A little more cruising and it was on to the sandy sections, first a downhill and then an optional deep sand, fairly steep climb play area but with the engine acting up I decided to by-pass. I doubt very much if a stock engined JK could make this hill as plenty of horsepower is required and that is something a JK just does not have. A short drive further and we were back at the top of the plateau again and of course what goes up must come down and the Moab Rim Trail is no exception.
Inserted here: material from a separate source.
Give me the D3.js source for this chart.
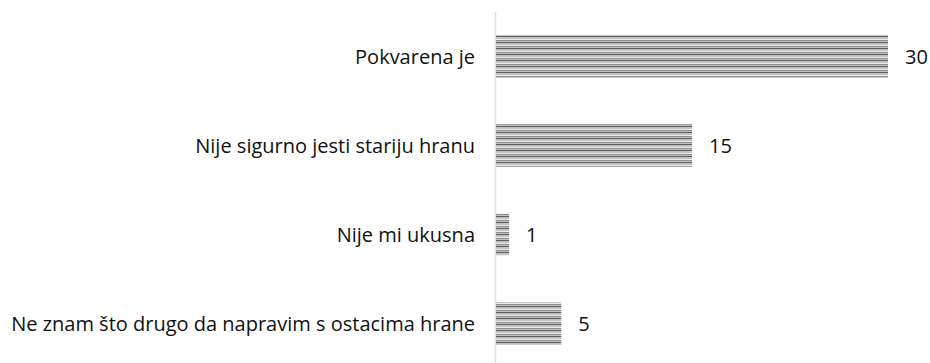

5.38 gears and the Atlas helped the 5,500 plus pound behemoth creep down the trail. Gravity was my friend so all six cylinders were not needed. The 37" BFGs made short work of the ledges but it was good to have Dave spotting. The views of the Gorge and the Colorado River were as usual spectacular which 2D photography can never show.

 

The Devil's Crack offered some entertainment to several young hikers as they watched me lift tires coming down so close to the edge and just could not understand why anyone would want to drive up and down the Rim when you could so easily walk it. (Who was it that said youth is wasted on the young?)  From there it was clear sailing but I was anxiously waiting for the last obstacle to scare me but I had already passed it. In the parking lot at the trail-head the Atlas decided neutral was the only place it wanted to be. It took about an hour to get back to the campground where we tried to get it to shift properly and the engine to run on six cylinders. We finally gave up, nursed it back to the storage bin and with much aggravation and cursing rented a Rubicon for the final day of wheeling to the Top of the World via the Rose Garden Trail. A plug wire had burned through from the extra heat from the headers caused by a poor design. They are now wrapped in plug wire heat shields and the Atlas needed adjusting at the transfer case end which was blocked by the under armor.